Merton’s description of this community value is a bit more subtle. He notes that disinterestedness is different from altruism, and that scientists needn’t be saints.
The best way to understand disinterestedness might be to think of how a scientist working within her tribe is different from an expert out in the world dealing with laypeople. The expert, knowing more than the layperson, could exploit the layperson’s ignorance or his tendency to trust the judgment of the expert. The expert, in other words, could put one over on the layperson for her own benefit. This is how snake oil gets sold.
The scientist working within the tribe of science can expect no such advantage. Thus, trying to put one over on other scientists is a strategy that shouldn’t get you far.

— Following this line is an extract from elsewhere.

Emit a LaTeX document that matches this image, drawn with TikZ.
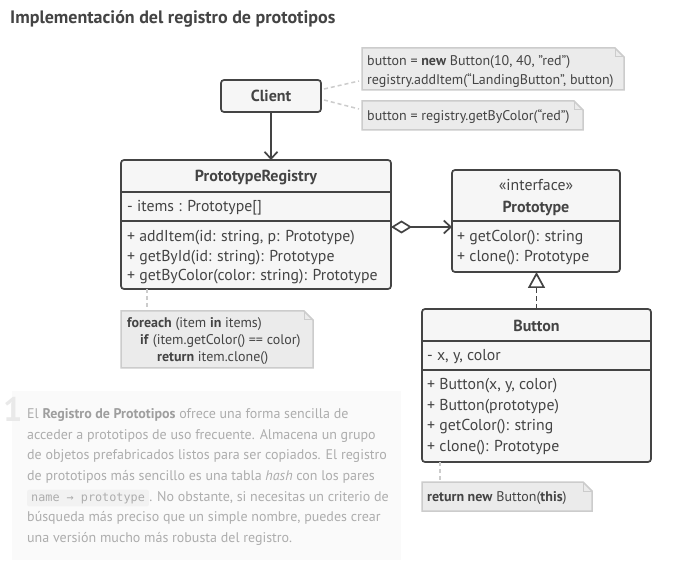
\documentclass[tikz,border=0pt]{standalone}
\usepackage{fontspec}
\setmainfont{PT Sans}
\setmonofont{DejaVu Sans Mono}
\usetikzlibrary{arrows.meta}
\definecolor{ink}{HTML}{444444}
\definecolor{boxfill}{HTML}{F6F6F6}
\definecolor{notefill}{HTML}{EBEBEB}
\definecolor{noteline}{HTML}{CCCCCC}
\definecolor{paratext}{HTML}{ADADAD}
\definecolor{parabold}{HTML}{9E9E9E}
\definecolor{parabg}{HTML}{FAFAFA}
\definecolor{codebg}{HTML}{F2F2F2}
\definecolor{bignum}{HTML}{E9E9E9}
\newcommand{\notepath}[1]{%
  \filldraw[fill=notefill,draw=noteline,line width=1.5pt] (#1.north west) -- ([xshift=-9pt]#1.north east) -- ([yshift=-9pt]#1.north east) -- (#1.south east) -- (#1.south west) -- cycle;
  \draw[draw=noteline,line width=1pt] ([xshift=-9pt]#1.north east) -- ([xshift=-9pt,yshift=-9pt]#1.north east) -- ([yshift=-9pt]#1.north east);}
\begin{document}
\begin{tikzpicture}[x=1pt,y=-1pt,
  umlbox/.style={draw=ink,fill=boxfill,line width=1.7pt,rounded corners=3pt,anchor=north west,inner sep=0pt,outer sep=0pt},
  notebox/.style={anchor=north west,inner sep=0pt,outer sep=0pt},
  sep/.style={draw=ink,line width=1.7pt},
  txt/.style={anchor=base west,inner sep=0pt,text=ink,font=\fontsize{15.8}{18}\selectfont},
  ctxt/.style={anchor=base,inner sep=0pt,text=ink,font=\fontsize{15.8}{18}\selectfont},
  htxt/.style={anchor=base,inner sep=0pt,text=ink,font=\fontsize{16}{19}\selectfont\bfseries},
  ntxt/.style={anchor=base west,inner sep=0pt,text=ink,font=\fontsize{14}{16}\selectfont},
  ptxt/.style={anchor=base west,inner sep=0pt,text=paratext,font=\fontsize{14}{16}\selectfont},
  link/.style={draw=ink,line width=1.7pt},
  notelink/.style={draw=noteline,line width=1.5pt,dash pattern=on 4pt off 3pt}]
\useasboundingbox (0,0) rectangle (689,564);
\fill[white] (0,0) rectangle (689,564);

% title
\node[anchor=base west,inner sep=0pt,text=ink,font=\fontsize{18}{21}\selectfont\bfseries] (title) at (10,24) {Implementación del registro de prototipos};

% boxes
\node[umlbox,minimum width=100pt,minimum height=32pt] (client) at (221,80) {};
\node[htxt] (clientt) at (271,101.5) {Client};

\node[umlbox,minimum width=270pt,minimum height=129pt] (reg) at (121,160) {};
\draw[sep] ([yshift=-32pt]reg.north west) -- ([yshift=-32pt]reg.north east);
\draw[sep] ([yshift=-61pt]reg.north west) -- ([yshift=-61pt]reg.north east);
\node[htxt] (regt) at (256,181.5) {PrototypeRegistry};
\node[txt] (rega) at (127,212) {- items : Prototype[]};
\node[txt] (regm1) at (127,242) {+ addItem(id: string, p: Prototype)};
\node[txt] (regm2) at (127,261.5) {+ getById(id: string): Prototype};
\node[txt] (regm3) at (127,281) {+ getByColor(color: string): Prototype};

\node[umlbox,minimum width=168pt,minimum height=102pt] (proto) at (452,170) {};
\draw[sep] ([yshift=-51pt]proto.north west) -- ([yshift=-51pt]proto.north east);
\node[ctxt] (protos) at (536,191) {«interface»};
\node[htxt] (protot) at (536,212.5) {Prototype};
\node[txt] (protom1) at (457,242) {+ getColor(): string};
\node[txt] (protom2) at (457,262) {+ clone(): Prototype};

\node[umlbox,minimum width=229pt,minimum height=153pt] (button) at (422,309) {};
\draw[sep] ([yshift=-32pt]button.north west) -- ([yshift=-32pt]button.north east);
\draw[sep] ([yshift=-61pt]button.north west) -- ([yshift=-61pt]button.north east);
\node[htxt] (buttont) at (536.5,331.5) {Button};
\node[txt] (buttona) at (427,361) {- x, y, color};
\node[txt] (buttonm1) at (427,390) {+ Button(x, y, color)};
\node[txt] (buttonm2) at (427,410) {+ Button(prototype)};
\node[txt] (buttonm3) at (427,430.5) {+ getColor(): string};
\node[txt] (buttonm4) at (427,451) {+ clone(): Prototype};

% notes
\node[notebox,minimum width=262pt,minimum height=42pt] (n1) at (362,48) {};
\notepath{n1}
\node[ntxt] (n1a) at (367,66) {button = \textbf{new} Button(10, 40, "red")};
\node[ntxt] (n1b) at (367,85) {registry.addItem(“LandingButton”, button)};

\node[notebox,minimum width=221pt,minimum height=29pt] (n2) at (362,101) {};
\notepath{n2}
\node[ntxt] (n2a) at (367,121) {button = registry.getByColor(“red”)};

\node[notebox,minimum width=192pt,minimum height=57pt] (n3) at (121,311) {};
\notepath{n3}
\node[ntxt] (n3a) at (127,328) {\textbf{foreach} (item \textbf{in} items)};
\node[ntxt] (n3b) at (140,345) {\textbf{if} (item.getColor() == color)};
\node[ntxt] (n3c) at (157,362) {\textbf{return} item.clone()};

\node[notebox,minimum width=170pt,minimum height=29pt] (n4) at (422,482) {};
\notepath{n4}
\node[ntxt] (n4a) at (427,501) {\textbf{return new} Button(\textbf{this})};

% connectors
\draw[notelink] ([xshift=3pt,yshift=7pt]client.east) -- ([xshift=-3pt,yshift=-12pt]n1.west);
\draw[notelink] ([xshift=3pt,yshift=-4pt]client.east) -- ([xshift=-3pt,yshift=6.5pt]n2.west);
\draw[notelink] ([xshift=26pt]reg.south west) -- ([xshift=26pt]n3.north west);
\draw[notelink] ([xshift=18pt]button.south west) -- ([xshift=18pt]n4.north west);

\draw[link,-{Straight Barb[length=7pt,width=13pt,line width=1.7pt]}] (client.south) -- (client.south |- reg.north);
\coordinate (aggy) at (0,227);
\draw[link,{Diamond[open,length=21pt,width=13pt,line width=1.7pt]}-{Straight Barb[length=7pt,width=13pt,line width=1.7pt]}] (reg.east |- aggy) -- (proto.west |- aggy);
\draw[link,dash pattern=on 5pt off 3pt,-{Triangle[open,length=16pt,width=17pt,line width=1.7pt]}] (button.north) -- (button.north |- proto.south);

% paragraph
\fill[parabg] (12,391) rectangle (401,560);
\node[anchor=base west,inner sep=0pt,text=bignum,font=\fontsize{34}{36}\selectfont\bfseries] (num) at (3,421) {1};
\node[ptxt] (p1) at (27,419) {El \textcolor{parabold}{\textbf{Registro de Prototipos}} ofrece una forma sencilla de};
\node[ptxt] (p2) at (27,439.5) {acceder a prototipos de uso frecuente. Almacena un grupo};
\node[ptxt] (p3) at (27,460) {de objetos prefabricados listos para ser copiados. El registro};
\node[ptxt] (p4) at (27,480.5) {de prototipos más sencillo es una tabla \textit{hash} con los pares};
\node[anchor=base west,fill=codebg,rounded corners=2pt,inner xsep=4pt,inner ysep=3pt,text=paratext,font=\fontsize{11.8}{14}\ttfamily] (code) at (27,501) {name → prototype};
\node[ptxt,anchor=base west] (p5) at (code.base east) {. No obstante, si necesitas un criterio de};
\node[ptxt] (p6) at (27,521.5) {búsqueda más preciso que un simple nombre, puedes crear};
\node[ptxt] (p7) at (27,542) {una versión mucho más robusta del registro.};
\end{tikzpicture}
\end{document}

There’s a bit on hucksterism, and there’s actually a double-whammy here. Not only do you have people willing to misrepresent the science to prey on people unable to distinguish the quantum snake oil from shinola, but in the advertising game Janet mentions they will use anecdotal evidence — they won’t say the gizmo cures your ailment, they will have someone tell you how they used the gizmo and their ailment cleared up. They invite you to draw a conclusion that they won’t state, knowing that most people aren’t scientifically literate to know that it’s intellectual entrapment (inviting a correlation/causation and/or post hoc ergo propter hoc error).
Journalists and politicians are complicit in this game as well, in different ways. When journalists, in their quest for balance, interview scientists on the opposite side of a claim, they give the appearance of a divide that often isn’t there. And there always seems to be some person with credentials — an expert — who will take a contrary position. This leaves us open to people using science in reverse: using ideology to decide what the right answer is for their story or for government policy, and the going out and finding an expert who will support that position.
This is so true. Politicians in particular are trained mostly as lawyers. And some argue that a theory (e.g global warming, evolution) is innocent until proven guilty. In other words, the theory is wrong until proven right. And we know you can never strictly “prove” a theory.
Rather than adopt the scientific consensus based on the weight of empirical evidence, it allows politicians to argue what ever view they think will help them get elected. This, of course, encourages scientific ignorance.